> _TASK BRIEF_:
Reproduce every line in the listing that contains the word "this".

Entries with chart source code
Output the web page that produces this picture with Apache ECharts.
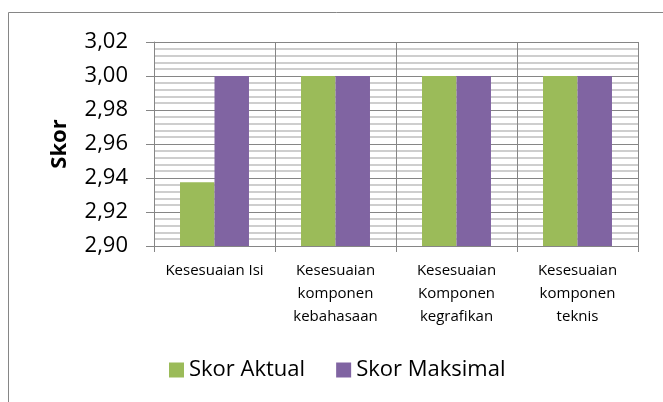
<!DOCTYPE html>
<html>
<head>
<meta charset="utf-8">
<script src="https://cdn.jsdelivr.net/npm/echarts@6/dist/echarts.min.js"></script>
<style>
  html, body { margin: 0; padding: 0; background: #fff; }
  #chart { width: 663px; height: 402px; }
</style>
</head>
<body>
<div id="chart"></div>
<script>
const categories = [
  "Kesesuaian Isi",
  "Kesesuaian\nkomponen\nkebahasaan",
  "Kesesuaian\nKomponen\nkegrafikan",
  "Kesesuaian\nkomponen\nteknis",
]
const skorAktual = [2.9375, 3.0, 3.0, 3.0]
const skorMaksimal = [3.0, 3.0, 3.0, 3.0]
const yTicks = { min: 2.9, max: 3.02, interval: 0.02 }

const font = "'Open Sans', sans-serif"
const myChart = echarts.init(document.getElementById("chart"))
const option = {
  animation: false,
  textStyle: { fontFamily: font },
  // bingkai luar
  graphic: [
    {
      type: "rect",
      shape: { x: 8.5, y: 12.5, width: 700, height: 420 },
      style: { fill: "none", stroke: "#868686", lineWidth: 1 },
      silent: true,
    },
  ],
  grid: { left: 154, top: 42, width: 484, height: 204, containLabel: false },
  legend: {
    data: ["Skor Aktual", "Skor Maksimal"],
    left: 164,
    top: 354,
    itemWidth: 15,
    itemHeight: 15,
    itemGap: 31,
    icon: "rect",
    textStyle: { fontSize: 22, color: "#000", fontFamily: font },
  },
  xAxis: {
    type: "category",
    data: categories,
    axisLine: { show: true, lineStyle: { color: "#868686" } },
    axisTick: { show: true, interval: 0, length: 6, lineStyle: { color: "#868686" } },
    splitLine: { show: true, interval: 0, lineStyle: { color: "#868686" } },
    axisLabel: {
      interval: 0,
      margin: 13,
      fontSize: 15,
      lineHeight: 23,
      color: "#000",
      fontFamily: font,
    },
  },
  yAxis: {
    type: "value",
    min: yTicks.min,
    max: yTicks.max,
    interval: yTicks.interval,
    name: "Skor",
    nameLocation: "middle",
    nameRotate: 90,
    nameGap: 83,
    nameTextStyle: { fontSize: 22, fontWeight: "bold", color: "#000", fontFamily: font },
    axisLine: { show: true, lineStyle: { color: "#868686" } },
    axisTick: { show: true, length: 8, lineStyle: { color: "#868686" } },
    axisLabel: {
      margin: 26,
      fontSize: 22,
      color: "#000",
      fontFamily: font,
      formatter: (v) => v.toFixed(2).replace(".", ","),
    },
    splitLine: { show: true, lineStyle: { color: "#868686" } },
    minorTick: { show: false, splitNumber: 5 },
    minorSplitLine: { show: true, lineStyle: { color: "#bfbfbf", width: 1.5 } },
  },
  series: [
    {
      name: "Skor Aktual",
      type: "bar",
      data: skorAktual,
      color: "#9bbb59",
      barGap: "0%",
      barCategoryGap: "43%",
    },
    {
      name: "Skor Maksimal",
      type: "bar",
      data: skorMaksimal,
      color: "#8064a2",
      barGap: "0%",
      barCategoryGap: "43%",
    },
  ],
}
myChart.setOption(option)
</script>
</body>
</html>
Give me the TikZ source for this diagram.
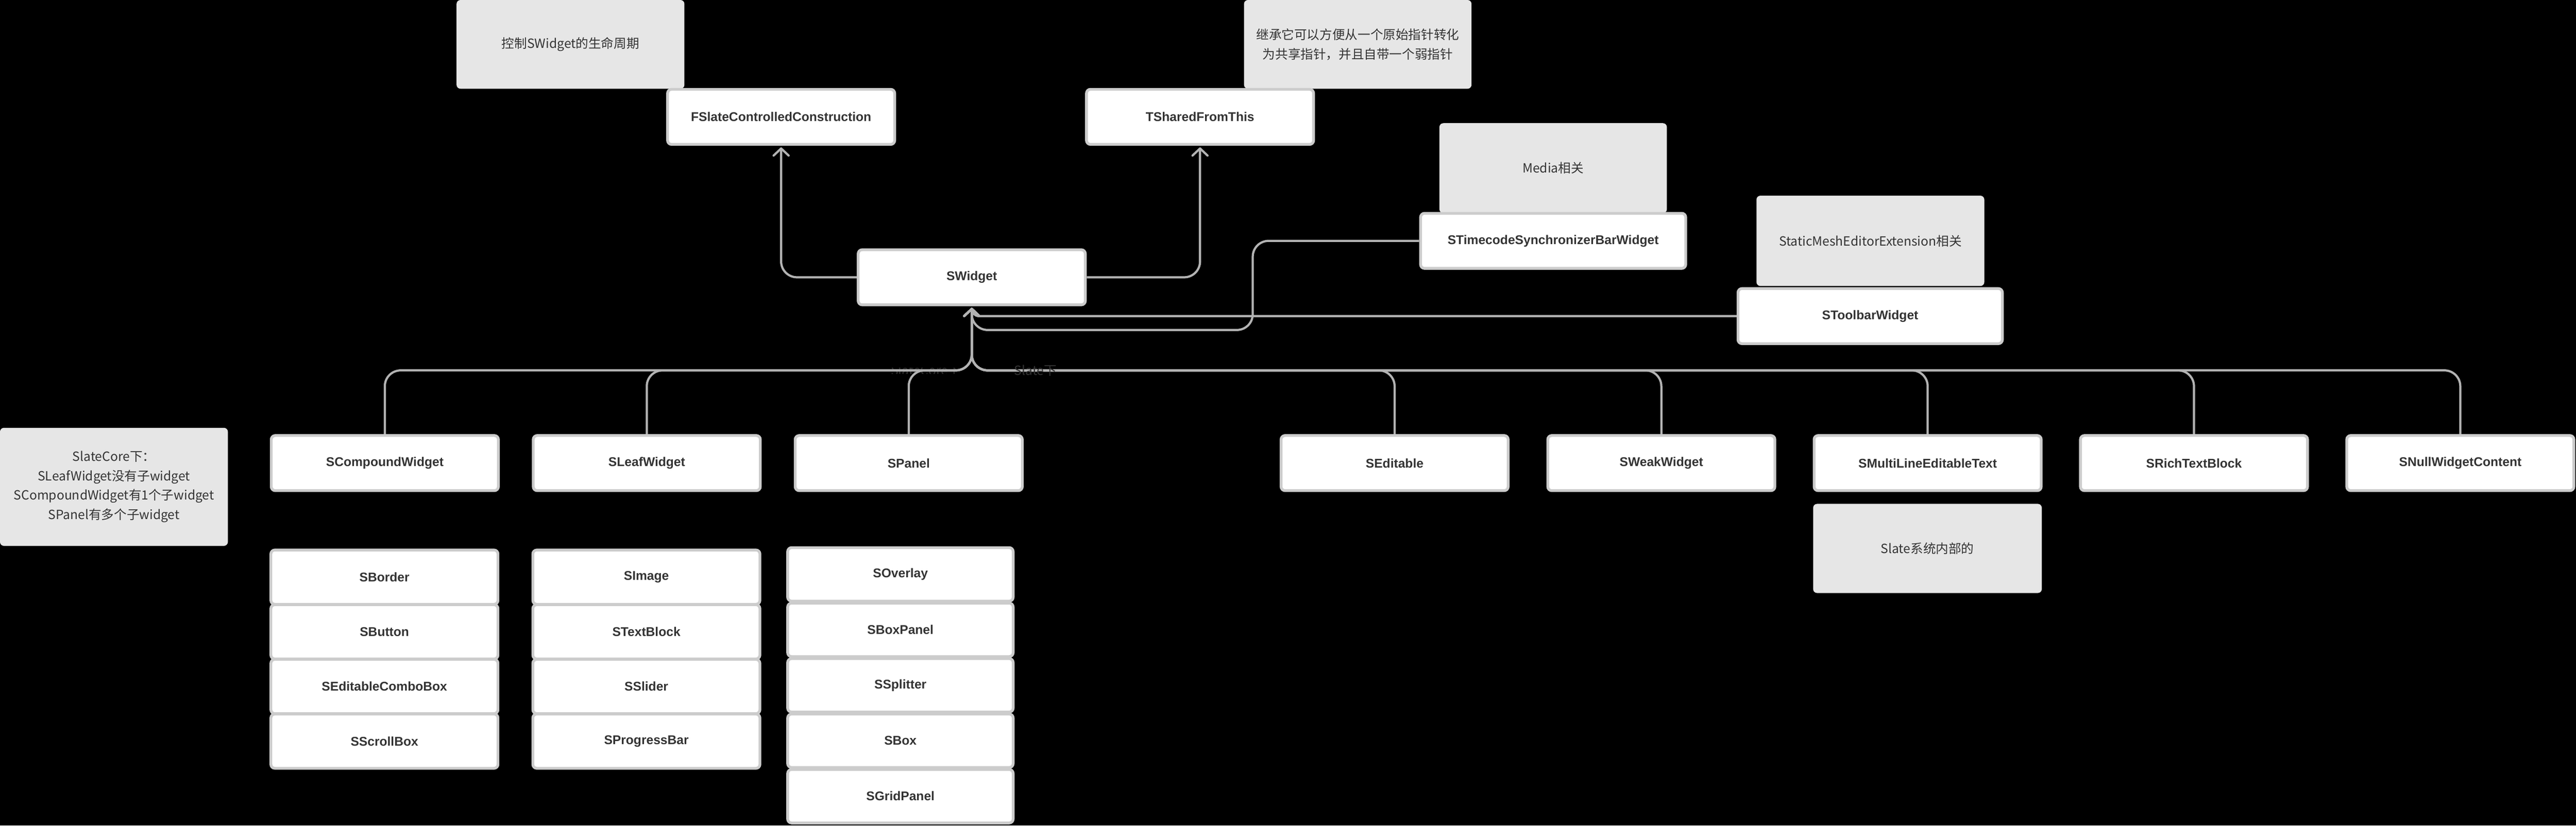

> _SOLVED PROBLEM_:
Output the web page that produces this picture with Apache ECharts.
Give me the TikZ source for this diagram.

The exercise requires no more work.